To train my network I took 500 samples of both and rest were used for testing. When I trained and tested my network with 3 folds cross-validation it gave 100 % accuracy for all cases, provided I normalised the input data before partitioning them into training and testing sets. Precision and Recall is 100%
When I don't normalise it the accuracy falls to 65-70 % for the same experiment. Precision and recall is 5% and 80% respectively.
The case has become more peculiar. When I use the network trained in first ( normalised one) model to test on several random datasets which were present in the training sets, without normalising ( as outer world data can not be normalised because we deal with single instances) it predicts all samples as 1 or positives, completely biased to positives.
When I use the second model ( the unnormalised one) it predicts more false negatives.
If 'outp' is the output prediction of training set positives and 'outn' is the output prediction of training set negatives, I calculated threshold for my network as :
[ mean(outp) - std_dev(outp) + mean( outn) + std_dev(outn)] / 2
I got 0.5 for the first model and for second model is 0.489
1) Where is the problem ? Can someone explain me that.
2) When we train, it is recommended to normalise the data but doesn't it mean that the classifier will mis-interprete the input values if provided by a user who is going to use the prediction tool, because a single sample can not be normalised ?
3) Also what is the best method to find threshold in such problems or say classifier problems in general ?
4) What else information I should provide I don't know.
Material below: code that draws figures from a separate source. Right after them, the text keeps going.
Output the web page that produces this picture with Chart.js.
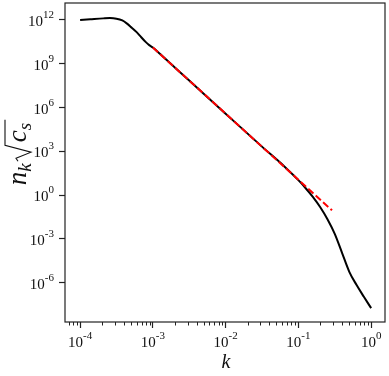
<!DOCTYPE html>
<html>
<head>
<meta charset="utf-8">
<script src="https://cdn.jsdelivr.net/npm/chart.js@4.4.1/dist/chart.umd.min.js"></script>
<style>
  body { margin: 0; background: #fff; }
  #wrap { width: 389px; height: 376px; }
</style>
</head>
<body>
<div id="wrap"><canvas id="spectrum" width="389" height="376"></canvas></div>
<script>
// k and n_k*sqrt(c_s)
const kValues = [1e-4, 1.38e-4, 2.09e-4, 2.57e-4, 3.16e-4, 3.8e-4, 4.37e-4, 5.13e-4, 6.03e-4, 6.92e-4,
  7.94e-4, 8.91e-4, 1e-3, 1.26e-3, 3.16e-3, 1e-2, 3.16e-2, 6.31e-2, 0.1, 0.126,
  0.158, 0.2, 0.251, 0.316, 0.398, 0.501, 0.631, 0.794, 1.0];
const nValues = [1e12, 1.12e12, 1.29e12, 1.35e12, 1.23e12, 9.3e11, 5.9e11, 2.95e11, 1.41e11, 6.6e10,
  3.16e10, 1.9e10, 1.29e10, 4.6e9, 7.1e7, 3.8e5, 2.09e3, 100, 10.5, 2.94,
  0.75, 0.146, 0.022, 2.19e-3, 1.1e-4, 5.5e-6, 6.8e-7, 1.07e-7, 1.78e-8];

// power-law fit (red dashed line)
const fitK = [1e-3, 0.29];
const fitN = [1.3e10, 0.09];

// decade exponents for the tick labels
const xTickExps = [-4, -3, -2, -1, 0];
const yTickExps = [-6, -3, 0, 3, 6, 9, 12];

const serif = '"Liberation Serif", "DejaVu Serif", serif';
const axisColor = '#222';

function toPoints(xs, ys) {
    return xs.map((x, i) => ({ x: x, y: ys[i] }));
}

// draws "10" with a raised exponent, either centred on x or right aligned to x
function powLabel(ctx, exp, x, y, align) {
    const base = '10';
    const sup = String(exp);
    ctx.font = '15px ' + serif;
    const w1 = ctx.measureText(base).width;
    ctx.font = '11px ' + serif;
    const w2 = ctx.measureText(sup).width;
    let left = align === 'right' ? x - w1 - w2 : x - (w1 + w2) / 2;
    ctx.textAlign = 'left';
    ctx.textBaseline = 'alphabetic';
    ctx.font = '15px ' + serif;
    ctx.fillText(base, left, y);
    ctx.font = '11px ' + serif;
    ctx.fillText(sup, left + w1, y - 8);
}

const axisDecor = {
    id: 'axisDecor',
    afterDraw(chart) {
        const ctx = chart.ctx;
        const area = chart.chartArea;
        const xs = chart.scales.x;
        const ys = chart.scales.y;
        ctx.save();

        // frame round the plot
        ctx.strokeStyle = axisColor;
        ctx.lineWidth = 1.2;
        ctx.strokeRect(area.left, area.top, area.right - area.left, area.bottom - area.top);

        // minor ticks on the k axis
        ctx.lineWidth = 1;
        ctx.beginPath();
        for (let e = -5; e <= 0; e++) {
            for (let m = 2; m <= 9; m++) {
                const v = m * Math.pow(10, e);
                if (v < xs.min || v > xs.max) continue;
                const px = Math.round(xs.getPixelForValue(v)) + 0.5;
                ctx.moveTo(px, area.bottom);
                ctx.lineTo(px, area.bottom + 3.5);
            }
        }
        ctx.stroke();

        // tick labels
        ctx.fillStyle = '#111';
        xTickExps.forEach(e => {
            powLabel(ctx, e, xs.getPixelForValue(Math.pow(10, e)), area.bottom + 25, 'center');
        });
        yTickExps.forEach(e => {
            powLabel(ctx, e, area.left - 11, ys.getPixelForValue(Math.pow(10, e)) + 6, 'right');
        });

        // x title
        ctx.font = 'italic 20px ' + serif;
        ctx.textAlign = 'center';
        ctx.fillText('k', (area.left + area.right) / 2 + 1, 368);

        // y title: n_k sqrt(c_s), rotated
        ctx.translate(26, (area.top + area.bottom) / 2 - 10);
        ctx.rotate(-Math.PI / 2);
        ctx.textAlign = 'left';
        ctx.font = 'italic 27px ' + serif;
        const wn = ctx.measureText('n').width;
        const wc = ctx.measureText('c').width;
        ctx.font = 'italic 19px ' + serif;
        const wk = ctx.measureText('k').width;
        const ws = ctx.measureText('s').width;
        const wRad = 20;
        const total = wn + wk + 1 + wRad + wc + ws + 3;
        let cx = -total / 2;
        ctx.font = 'italic 27px ' + serif;
        ctx.fillText('n', cx, 0);
        cx += wn;
        ctx.font = 'italic 19px ' + serif;
        ctx.fillText('k', cx, 5);
        cx += wk + 1;
        // radical sign and overline
        ctx.lineWidth = 1.1;
        ctx.strokeStyle = '#111';
        ctx.beginPath();
        ctx.moveTo(cx + 1, -8);
        ctx.lineTo(cx + 4, -10);
        ctx.lineTo(cx + 10, 5);
        ctx.lineTo(cx + 17, -21);
        ctx.lineTo(cx + wRad + wc + ws + 3, -21);
        ctx.stroke();
        cx += wRad;
        ctx.font = 'italic 27px ' + serif;
        ctx.fillText('c', cx, 0);
        cx += wc;
        ctx.font = 'italic 19px ' + serif;
        ctx.fillText('s', cx, 5);

        ctx.restore();
    }
};

const ctx = document.getElementById('spectrum').getContext('2d');
new Chart(ctx, {
    type: 'scatter',
    data: {
        datasets: [
            {
                data: toPoints(kValues, nValues),
                showLine: true,
                borderColor: '#000',
                borderWidth: 2,
                pointRadius: 0,
                cubicInterpolationMode: 'monotone',
                order: 1,
            },
            {
                data: toPoints(fitK, fitN),
                showLine: true,
                borderColor: '#ff0000',
                borderWidth: 2,
                borderDash: [7, 3],
                pointRadius: 0,
                order: 0,
            },
        ],
    },
    options: {
        responsive: false,
        animation: false,
        layout: { padding: { left: 59, right: 4, top: 3, bottom: 48 } },
        plugins: {
            legend: { display: false },
            tooltip: { enabled: false },
        },
        scales: {
            x: {
                type: 'logarithmic',
                min: 6.2e-5,
                max: 1.55,
                afterBuildTicks: scale => {
                    scale.ticks = xTickExps.map(e => ({ value: Math.pow(10, e) }));
                },
                grid: { drawOnChartArea: false, tickLength: 6, tickColor: axisColor, tickWidth: 1.2 },
                border: { display: false },
                ticks: { display: false },
            },
            y: {
                type: 'logarithmic',
                min: 2.0e-9,
                max: 1.46e13,
                afterBuildTicks: scale => {
                    scale.ticks = yTickExps.map(e => ({ value: Math.pow(10, e) }));
                },
                grid: { drawOnChartArea: false, tickLength: 6, tickColor: axisColor, tickWidth: 1.2 },
                border: { display: false },
                ticks: { display: false },
            },
        },
    },
    plugins: [axisDecor],
});
</script>
</body>
</html>
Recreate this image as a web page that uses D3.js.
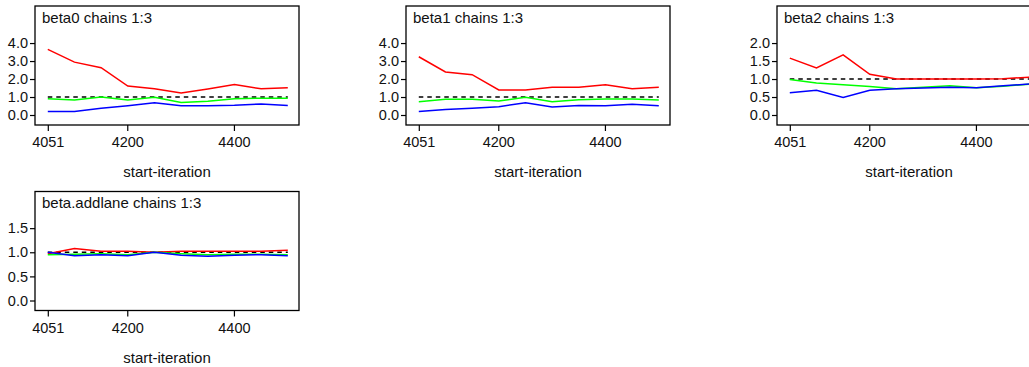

Please let me know that too.
I am providing link to the epoch to error plots.
https://www.dropbox.com/s/1gideuvbeje2lip/model2_unnormalised.jpg
https://www.dropbox.com/s/nb4zyt3h370pk8m/model1_normalised.jpg
One more thing I would like to mention, to normalize I used the MATLAB's built in function
My positive matrix is 32 features by 648 samples ( i.e 32 x 648 )
and negative matrix is 32 features by 9014 samples ( i.e 32 x 9014 )
both were normalized using initially before any partitioning as train or test or validate sets by normr
function of MATLAB.